Researchers from Argonne National Laboratory, IIT Bombay, and the University of Wisconsin – Madison have received the Mathematical Programming Computation “Best Paper of the Year” award for 2021.

The award-winning paper describes Minotaur, a general framework for solving mixed-integer nonlinear programs (MINLPs), a type of numerical optimization problem that includes discrete choices and a nonlinear objective and constraints. Such problems, which commonly arise in science, engineering and financial applications, pose several challenges to algorithm developers. In particular, MINLP algorithms must be able to handle nonlinear functions; and a single MINLP solver may require several classes of relaxations, or approximations, to be solved as subproblems.

Key to Minotaur’s success is its ability to take advantage of the problem structure, properties of the constraints and variables that can – and sometimes must – be exploited to solve the problem. While other algorithms have made use of special problem structure, Minotaur provides a general, more flexible software framework that is not associated with a particular problem type or solver.

“This flexibility is critical,” said Sven Leyffer, a senior computational mathematician at Argonne’s Mathematics and Computer Science division and a principal investigator of the MACSER (Multifaceted Mathematics for Rare, High Impact Events in Complex Energy and Environment Systems) project. “Without it, finding global solutions to difficult nonconvex MINLP problems is simply out of reach for many applications. Moreover, the flexibility is achieved without introducing additional computational overhead.”

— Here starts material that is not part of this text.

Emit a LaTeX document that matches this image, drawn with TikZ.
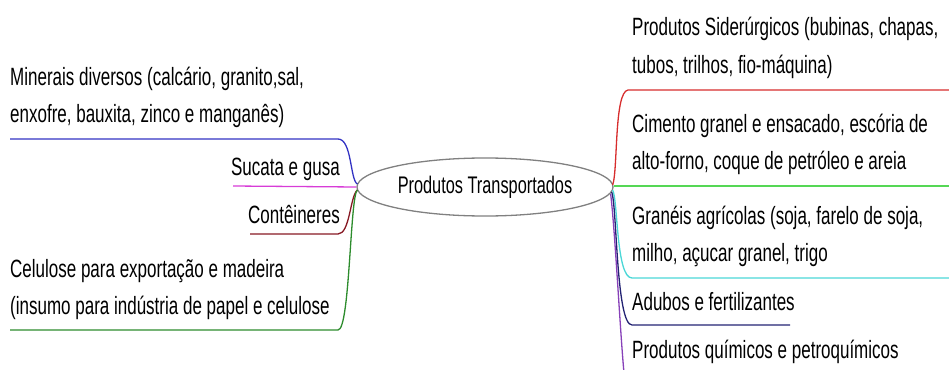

Extensibility is also important. Minotaur uses a modular approach that allows developers to easily implement new functionality, customizing only a few selected components and using the other remaining components to produce new solvers.

The approach also makes it easy to develop extensions to solvers. The paper presents several structure-exploiting extensions to the basic algorithms implemented in Minotaur. In each case, the authors detail the main algorithmic idea, show how it is implemented in Minotaur, and give numerical results from experiments. including a nonlinear presolve technique that was able to solve 10% more instances than the standard solver does.

By providing a flexible, extensible framework for exploring new algorithms and exploiting problem structure, the developers of Minotaur hope that the new framework will be used to advance the state of the art in nonconvex MINLP problem solving.

The full paper is available at https://link.springer.com/article/10.1007/s12532-020-00196-1. The citation is Ashutosh Mahajan, Sven Leyffer, Jeff Linderoth, James Luedtke, and Todd Munson, “Minotaur: a mixed-integer nonlinear optimization toolkit,” Mathematical Programming Computation 13, 301-338, 2021.